Friday, July 8, 2016

Outdoor Education Reduces Injury Risks

Hiking, canoeing, rock climbing, caving, and sailing, etc. why do people place themselves at risk to be involved in such activities?

To venture into the outdoors inherently increases the risk of physical injury, compared with say an armchair seat in front of the telly.


The outdoors is many things to many people, some are pure adrenaline freaks looking for that “high” which completing a difficult challenge has to offer. Others simply wish to get away from it all, relax and share some precious moments in their own Eden.

For most people, however, the real attraction of the outdoors is a synthesis of many disciplines. In the very real light of several recent mishaps, I feel it appropriate that an article such as this be made available to the general public.

As long as we have a free democratic society and people have the right to choose where and how they spend their recreational time, we will also continue to have “accidents” in the outdoors. I feel it impossible to separate adventure, challenge and danger; they go hand in hand.

What one can do, however, is minimize the danger element, and try to eliminate the risk emanating from inadequate experience and/or equipment.

Spreading slowly through our education systems, Outdoor Education in schools is heading students in the right direction particularly with relation to methods and techniques of safely appreciating the outdoors.

The training expected of Outdoor Educators in this state is second to none; leadership award schemes are offered in canoeing, (in land and sea), bush walking, sailing and snow skiing to mention but a few. For a teacher to gain any or all of these awards is both highly time consuming and demanding. Those who elect to do so are after the experience and leadership ability, not a piece of paper.

With all this happening in schools and institutions there remain many who either call for 100 percent safe activities, or we take our children camping anyway.

Outdoor Education, as I understand it, offers students a diverse yet sequential series of activities designed to challenge, stimulate and invite further investigation. This must incorporate an element of potential danger integrated into a controlled framework.

This 100 percent safety is possible, albeit at great costs. We should end up with a series of “Mickey Mouse” recreational activities which hold such little challenge, they would inevitably fold.

The training, and especially, management of groups on ski-slopes, a bush walking trail or perhaps a canoe expedition place many real demands upon a leader. There is little we can do to substitute for experience, both leadership and intimate knowledge of the proposed framework, but what happens if that framework changes. How can we prepare for that situation?

One possible answer is to implement the excellent St John's casualty care, critical incident type role-playing exercises.

It is during these critical incident exercises that parents who accept the invitation to join us, frequently comment on the misconceptions or fallacies which still surface among junior students. It is this situation which concerns me greatly, yet I feel our first-aid educators are making inroads.
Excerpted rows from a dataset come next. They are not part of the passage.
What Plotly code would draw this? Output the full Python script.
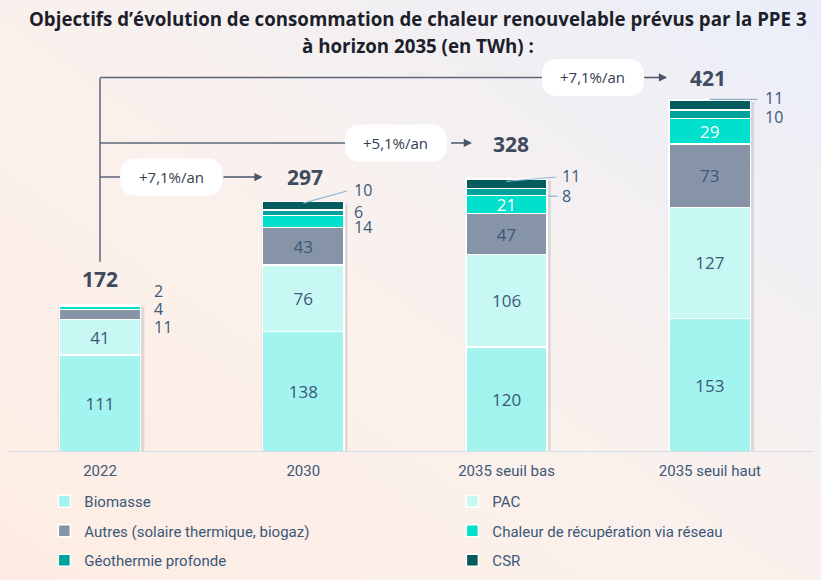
import base64

import plotly.graph_objects as go

categories = ['2022', '2030', '2035 seuil bas', '2035 seuil haut']
totals = [172, 297, 328, 421]
growth = ['+7,1%/an', '+5,1%/an', '+7,1%/an']  # 2022 -> 2030, 2035 bas, 2035 haut

biomasse = [111, 138, 120, 153]
pac = [41, 76, 106, 127]
autres = [11, 43, 47, 73]
chaleur = [4, 14, 21, 29]
geothermie = [2, 6, 8, 10]
csr = [0, 10, 11, 11]

series = [
    ('Biomasse', biomasse, '#a3f3ef'),
    ('PAC', pac, '#c8f8f4'),
    ('Autres (solaire thermique, biogaz)', autres, '#8794a8'),
    ('Chaleur de récupération via réseau', chaleur, '#00e0cc'),
    ('Géothermie profonde', geothermie, '#00a29d'),
    ('CSR', csr, '#055c5e'),
]

TXT = '#3b5878'
DARK = '#3f4a5c'
NUM_FONT = 'Open Sans'
PX_PER_UNIT = 0.873
TOP, BOTTOM = 40, 128
H, W = 580, 821
plot_h = H - TOP - BOTTOM


def py(pix):
    # figure pixel row -> paper y
    return (H - BOTTOM - pix) / plot_h


fig = go.Figure()

# segments big enough get their value inside the bar, the others are written on the side
min_inside = 20
for k, (name, vals, color) in enumerate(series):
    text = [str(v) if v >= min_inside else '' for v in vals]
    fig.add_trace(go.Bar(
        x=categories, y=vals, name=name,
        legend='legend' if k % 2 == 0 else 'legend2', legendgroup=name,
        marker=dict(color=color, line=dict(color='white', width=1.5)),
        width=0.4,
        text=text, textposition='inside', insidetextanchor='middle',
        textangle=0, constraintext='none',
        textfont=dict(size=17, family=NUM_FONT,
                      color='white' if name.startswith('Chaleur') else TXT),
        hoverinfo='name+y',
    ))

# values written right of the bars (small segments)
side = [
    (0, geothermie[0], 184), (0, chaleur[0], 164), (0, autres[0], 143),
    (1, csr[1], 300), (1, geothermie[1], 275), (1, chaleur[1], 258),
    (2, csr[2], 316), (2, geothermie[2], 293),
    (3, csr[3], 405), (3, geothermie[3], 384),
]
side_x = [0.255, 1.24, 2.265, 3.26]
annotations = []
for i, v, y in side:
    annotations.append(dict(x=side_x[i], y=y, text=str(v), showarrow=False,
                            xanchor='left', yanchor='middle',
                            font=dict(size=16, family=NUM_FONT, color=TXT)))

leaders = [
    (1.0, 285, 1.215, 299),
    (2.0, 310, 2.245, 315),
    (2.205, 293, 2.25, 293),
    (3.0, 404, 3.235, 404),
]
shapes = []
for x0, y0, x1, y1 in leaders:
    shapes.append(dict(type='line', x0=x0, y0=y0, x1=x1, y1=y1, xref='x', yref='y',
                       line=dict(color='#8fb4d4', width=1.2)))

# soft shadow around each bar
for i in range(len(categories)):
    top = sum(s[1][i] for s in series)
    shapes.append(dict(type='rect', x0=i - 0.205, x1=i + 0.218, y0=0, y1=top - 2,
                       xref='x', yref='y', layer='below',
                       fillcolor='rgba(60,70,90,0.14)', line=dict(width=0)))

# totals
total_pos = [(0, 198), (1.01, 315), (2.02, 353), (2.99, 428)]
for t, (x, y) in zip(totals, total_pos):
    annotations.append(dict(x=x, y=y, text=f'<b>{t}</b>', showarrow=False,
                            font=dict(size=21, family=NUM_FONT, color=DARK)))

# bracket from 2022 to the three targets
shapes.append(dict(type='line', x0=0, x1=0, y0=218, y1=428, xref='x', yref='y',
                   line=dict(color='#5b6678', width=1.5)))
pills = [(0.35, 315, 0.6, 0.8), (1.456, 354, 1.72, 1.83), (2.425, 429, 2.67, 2.79)]
pw, ph, r = 102, 37, 16
pill_path = (f'M{-pw/2 + r},{-ph/2} L{pw/2 - r},{-ph/2} Q{pw/2},{-ph/2} {pw/2},{-ph/2 + r} '
             f'L{pw/2},{ph/2 - r} Q{pw/2},{ph/2} {pw/2 - r},{ph/2} L{-pw/2 + r},{ph/2} '
             f'Q{-pw/2},{ph/2} {-pw/2},{ph/2 - r} L{-pw/2},{-ph/2 + r} Q{-pw/2},{-ph/2} {-pw/2 + r},{-ph/2} Z')
for g, (cx, cy, a0, a1) in zip(growth, pills):
    shapes.append(dict(type='line', x0=0, x1=cx, y0=cy, y1=cy, xref='x', yref='y',
                       line=dict(color='#5b6678', width=1.5)))
    shapes.append(dict(type='path', path=pill_path, xref='x', yref='y',
                       xsizemode='pixel', ysizemode='pixel', xanchor=cx, yanchor=cy,
                       fillcolor='white', line=dict(width=0)))
    annotations.append(dict(x=cx, y=cy, text=g, showarrow=False,
                            font=dict(size=15, family=NUM_FONT, color='#333d4f')))
    annotations.append(dict(x=a1, y=cy, ax=a0, ay=cy, axref='x', ayref='y', text='',
                            showarrow=True, arrowhead=2, arrowsize=1.1, arrowwidth=1.5,
                            arrowcolor='#4a5568'))

# baseline
shapes.append(dict(type='line', x0=0.01, x1=0.99, y0=0, y1=0, xref='paper', yref='y',
                   line=dict(color='#d5dfea', width=2)))

# title, two lines
title_lines = ['Objectifs d’évolution de consommation de chaleur renouvelable prévus par la PPE 3',
               'à horizon 2035 (en TWh) :']
for line, pix in zip(title_lines, [19, 45]):
    annotations.append(dict(x=0.509, y=py(pix), xref='paper', yref='paper', text=f'<b>{line}</b>',
                            showarrow=False, xanchor='center', yanchor='middle',
                            font=dict(size=18.7, family='Open Sans', color='#1c1f2b')))

# soft peach -> lavender background
svg = ('<svg xmlns="http://www.w3.org/2000/svg" width="821" height="580">'
       '<defs><linearGradient id="g" x1="0" y1="1" x2="1" y2="0">'
       '<stop offset="0" stop-color="#fdece3"/><stop offset="0.45" stop-color="#fbf1ec"/>'
       '<stop offset="1" stop-color="#eaeef9"/></linearGradient></defs>'
       '<rect width="821" height="580" fill="url(#g)"/></svg>')
bg = 'data:image/svg+xml;base64,' + base64.b64encode(svg.encode()).decode()

legend_style = dict(orientation='v', xanchor='left', yanchor='top', traceorder='grouped',
                    tracegroupgap=7, itemwidth=30, bgcolor='rgba(0,0,0,0)',
                    font=dict(size=15, family='Roboto', color=TXT))

fig.update_layout(
    width=W, height=H,
    barmode='stack',
    margin=dict(l=0, r=0, t=TOP, b=BOTTOM),
    paper_bgcolor='#f9f1ee', plot_bgcolor='rgba(0,0,0,0)',
    images=[dict(source=bg, xref='paper', yref='paper', x=0, y=1 + TOP / plot_h,
                 sizex=1, sizey=H / plot_h, sizing='stretch', layer='below')],
    xaxis=dict(range=[-0.492, 3.547], showgrid=False, zeroline=False, showline=False,
               ticks='', ticklabelstandoff=8,
               tickfont=dict(size=15, family='Roboto', color=TXT)),
    yaxis=dict(range=[0, plot_h / PX_PER_UNIT], visible=False),
    legend=dict(x=0.054, y=py(485), **legend_style),
    legend2=dict(x=0.551, y=py(485), **legend_style),
    shapes=shapes,
    annotations=annotations,
    showlegend=True,
)

fig.write_html('out.html', config=dict(displayModeBar=False),
               post_script="document.body.style.margin='0';")
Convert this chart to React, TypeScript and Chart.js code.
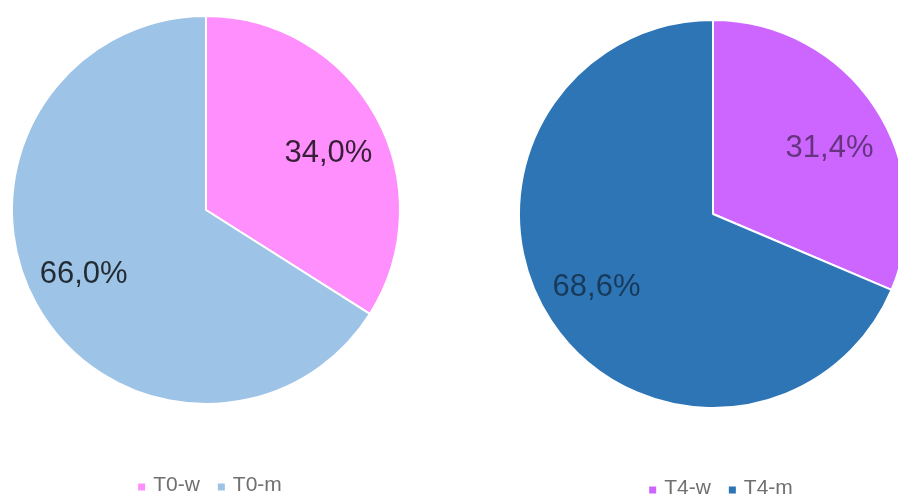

Developing leadership qualities and problem solving skills in a given situation are high on our list of priorities. Before we take any group into the outdoors, we suggest the following points need to be answered:

  • The proposed route carefully chosen with the ability, experience of the group and leaders.
  • Prevailing, expected weather conditions.
  • Time and distance between campsites, alternatives, rest stops. 
  • Contingency plans, each night to have 1 or 2 alternative sites, emergency evacuation plans, routes out. 
  • Who is the nominated medical expert? Are others capable of helping or taking over?
  • Have you left a proposed route etc with a responsible person in case you are late, if not a note to Rangers etc on car windscreen?
  • Honestly, could you cope if your framework collapsed?
  • Are all party members adequately equipped, clothed and waterproofed? 
  • Never go out alone - or accept the repercussions to your safety. 
  • Hypothermia kills. Looking back over most of our recent mountaineering, canoeing, walking tragedies, the loss of body core temperature more often than not is the real killer.
  • Notify the local police of proposed activity, intended route, time of departure, return etc, where your vehicle is left and registration no.

Setting off on a pleasant afternoon's stroll or paddle with a gentle breeze and blue skies is a great experience, being forced to spend a night or two in sub zero temperatures (remember wind-chill factor) is a life threatening experience. Simply by carrying an emergency thermal space blanket (no larger than a packet of cigarettes) and notifying someone where you were going, probably would be enough to make the difference between survival and death.

Conclusion

Remember an element of danger and pursuing outdoor activities do go hand in hand. Real accidents sometimes happen, more often than not though they are most avoidable. Thorough preparation, research of the area, speaking to the locals regarding prevailing weather patterns, carrying equipment for the worst possible option and leaving your intended route plan with someone responsible. Enjoy the outdoors, the spiritual and emotional rewards to be gained are great, but please think and come back alive.